Step Onto This Ferry in Assam and See Daily Life Unfold on Stilt Houses & Handmade Looms
There is a number circulating in Indian travel circles that is hard to ignore.
According to Skyscanner's Travel Trends 2026 report, searches for Jorhat in Assam have risen by 493% among Indian travellers, making this quiet town in Upper Assam the country’s fastest-rising domestic destination. The figure is striking.
Jorhat is not usually spoken of in the same breath as India’s famous hill stations, beach towns, or heritage cities. It is better known for tea estates, a regional airport, and the unhurried rhythm of Assamese life. What, then, is drawing so many people here?
For many, the answer lies beyond Jorhat itself. The town opens the way to one of Assam’s most memorable journeys: the ferry from Nimati Ghat to Majuli across the Brahmaputra.

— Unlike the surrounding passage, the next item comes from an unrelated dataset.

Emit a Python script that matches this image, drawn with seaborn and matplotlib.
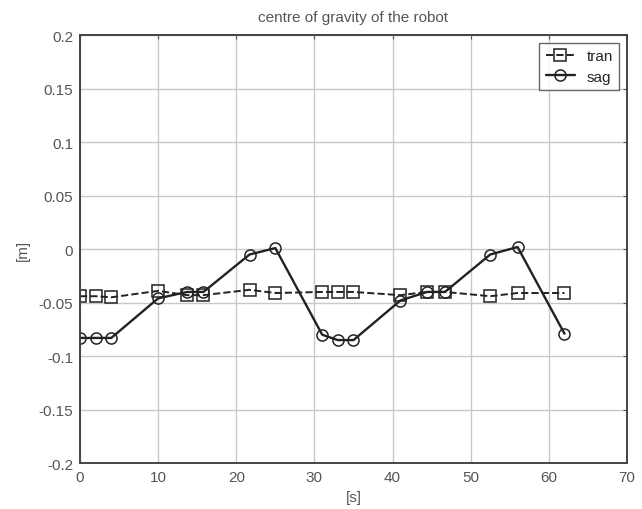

The ferry ride that changes the pace of travel
About 14 kilometres from Jorhat town, the road ends at Nimati Ghat, a busy riverfront terminal on the southern bank of the Brahmaputra.
The ghat (riverfront landing point) is alive at all hours with passengers, shared tempos, motorcycles being wheeled onto flat-bottomed boats, and the kind of organised chaos that characterises river life in Assam.
Government-operated ferries usually run from here between 8 am and 3 pm. Tickets cost around Rs 15 to Rs 30 per person, and the crossing to Kamalabari Ghat in Majuli takes roughly one to one and a half hours, depending on the river’s mood.
That crossing, unhurried and vast, is an experience in itself. The Brahmaputra here is wide enough to make you forget about the edges of things. Fellow passengers share food, children watch over the railing, and the water carries the particular blue-grey of a river that knows it is among the mightiest in the world.
By the time you step off at Majuli's bank, something in the pace of thought has already shifted.
An island shaped by faith, floods, and memory
Majuli is among the world’s largest inhabited river islands. Located within the Brahmaputra, it covers about 352 square kilometres today, though its landmass was once far larger. In the 1790s, Majuli spanned over 1,300 square kilometres.
Over time, the Brahmaputra’s shifting channels and severe erosion have steadily reduced its size. Several villages and Satras (cultural monastic institutions in Assam) that once stood on firm ground have either been relocated or lost to the........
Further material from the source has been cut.